- **What is expected**:
Quote every line as written. Omit pictures.

- **Source material**:
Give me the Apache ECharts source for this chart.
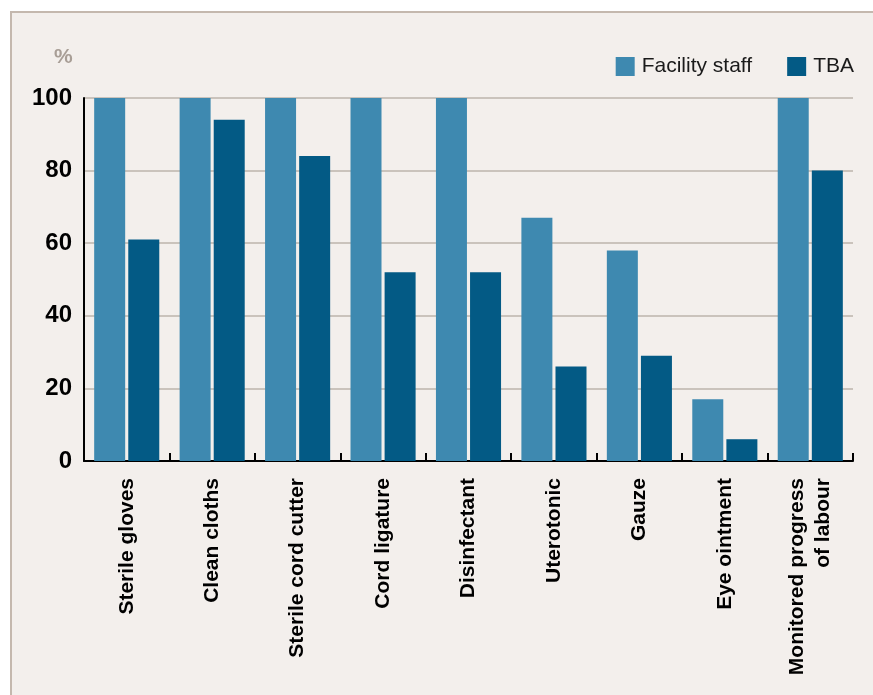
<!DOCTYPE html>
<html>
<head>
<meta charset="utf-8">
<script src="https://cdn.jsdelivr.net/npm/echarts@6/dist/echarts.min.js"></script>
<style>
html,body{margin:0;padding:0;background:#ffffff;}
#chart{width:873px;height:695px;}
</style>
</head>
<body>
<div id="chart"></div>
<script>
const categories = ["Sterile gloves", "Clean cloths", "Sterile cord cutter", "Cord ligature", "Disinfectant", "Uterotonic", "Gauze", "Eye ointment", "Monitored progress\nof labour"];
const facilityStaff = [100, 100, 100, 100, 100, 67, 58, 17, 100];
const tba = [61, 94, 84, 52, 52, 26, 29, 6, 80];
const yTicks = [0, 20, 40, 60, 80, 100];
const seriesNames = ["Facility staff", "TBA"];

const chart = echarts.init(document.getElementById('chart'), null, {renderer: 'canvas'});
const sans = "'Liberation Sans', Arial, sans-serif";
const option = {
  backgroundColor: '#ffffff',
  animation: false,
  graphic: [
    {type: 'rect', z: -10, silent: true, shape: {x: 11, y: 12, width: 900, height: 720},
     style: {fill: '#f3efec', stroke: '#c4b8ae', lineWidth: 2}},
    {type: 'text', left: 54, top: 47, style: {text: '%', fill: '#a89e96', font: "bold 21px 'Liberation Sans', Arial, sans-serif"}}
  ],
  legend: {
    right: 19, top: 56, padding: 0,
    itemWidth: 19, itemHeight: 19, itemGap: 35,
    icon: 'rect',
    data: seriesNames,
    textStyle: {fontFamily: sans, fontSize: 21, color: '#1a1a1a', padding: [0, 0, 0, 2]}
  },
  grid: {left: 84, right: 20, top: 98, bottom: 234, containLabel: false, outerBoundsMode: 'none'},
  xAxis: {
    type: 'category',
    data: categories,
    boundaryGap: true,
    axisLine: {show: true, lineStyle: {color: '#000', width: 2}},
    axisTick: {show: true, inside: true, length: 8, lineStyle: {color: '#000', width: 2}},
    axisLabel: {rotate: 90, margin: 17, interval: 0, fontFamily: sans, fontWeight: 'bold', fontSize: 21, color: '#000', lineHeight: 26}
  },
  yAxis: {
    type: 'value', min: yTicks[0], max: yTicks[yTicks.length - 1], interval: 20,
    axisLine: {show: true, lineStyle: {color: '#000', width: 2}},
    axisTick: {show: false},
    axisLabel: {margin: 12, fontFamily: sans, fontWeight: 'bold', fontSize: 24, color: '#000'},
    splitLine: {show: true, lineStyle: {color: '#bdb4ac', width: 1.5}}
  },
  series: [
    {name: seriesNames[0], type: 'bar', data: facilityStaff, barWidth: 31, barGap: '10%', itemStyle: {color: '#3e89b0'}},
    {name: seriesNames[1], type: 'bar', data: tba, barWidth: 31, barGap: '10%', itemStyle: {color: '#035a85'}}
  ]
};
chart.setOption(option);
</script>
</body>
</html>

- **Result of this exercise**:
Give me the Apache ECharts source for this chart.
<!DOCTYPE html>
<html>
<head>
<meta charset="utf-8">
<script src="https://cdn.jsdelivr.net/npm/echarts@6/dist/echarts.min.js"></script>
<style>
html,body{margin:0;padding:0;background:#ffffff;}
#chart{width:873px;height:695px;}
</style>
</head>
<body>
<div id="chart"></div>
<script>
const categories = ["Sterile gloves", "Clean cloths", "Sterile cord cutter", "Cord ligature", "Disinfectant", "Uterotonic", "Gauze", "Eye ointment", "Monitored progress\nof labour"];
const facilityStaff = [100, 100, 100, 100, 100, 67, 58, 17, 100];
const tba = [61, 94, 84, 52, 52, 26, 29, 6, 80];
const yTicks = [0, 20, 40, 60, 80, 100];
const seriesNames = ["Facility staff", "TBA"];

const chart = echarts.init(document.getElementById('chart'), null, {renderer: 'canvas'});
const sans = "'Liberation Sans', Arial, sans-serif";
const option = {
  backgroundColor: '#ffffff',
  animation: false,
  graphic: [
    {type: 'rect', z: -10, silent: true, shape: {x: 11, y: 12, width: 900, height: 720},
     style: {fill: '#f3efec', stroke: '#c4b8ae', lineWidth: 2}},
    {type: 'text', left: 54, top: 47, style: {text: '%', fill: '#a89e96', font: "bold 21px 'Liberation Sans', Arial, sans-serif"}}
  ],
  legend: {
    right: 19, top: 56, padding: 0,
    itemWidth: 19, itemHeight: 19, itemGap: 35,
    icon: 'rect',
    data: seriesNames,
    textStyle: {fontFamily: sans, fontSize: 21, color: '#1a1a1a', padding: [0, 0, 0, 2]}
  },
  grid: {left: 84, right: 20, top: 98, bottom: 234, containLabel: false, outerBoundsMode: 'none'},
  xAxis: {
    type: 'category',
    data: categories,
    boundaryGap: true,
    axisLine: {show: true, lineStyle: {color: '#000', width: 2}},
    axisTick: {show: true, inside: true, length: 8, lineStyle: {color: '#000', width: 2}},
    axisLabel: {rotate: 90, margin: 17, interval: 0, fontFamily: sans, fontWeight: 'bold', fontSize: 21, color: '#000', lineHeight: 26}
  },
  yAxis: {
    type: 'value', min: yTicks[0], max: yTicks[yTicks.length - 1], interval: 20,
    axisLine: {show: true, lineStyle: {color: '#000', width: 2}},
    axisTick: {show: false},
    axisLabel: {margin: 12, fontFamily: sans, fontWeight: 'bold', fontSize: 24, color: '#000'},
    splitLine: {show: true, lineStyle: {color: '#bdb4ac', width: 1.5}}
  },
  series: [
    {name: seriesNames[0], type: 'bar', data: facilityStaff, barWidth: 31, barGap: '10%', itemStyle: {color: '#3e89b0'}},
    {name: seriesNames[1], type: 'bar', data: tba, barWidth: 31, barGap: '10%', itemStyle: {color: '#035a85'}}
  ]
};
chart.setOption(option);
</script>
</body>
</html>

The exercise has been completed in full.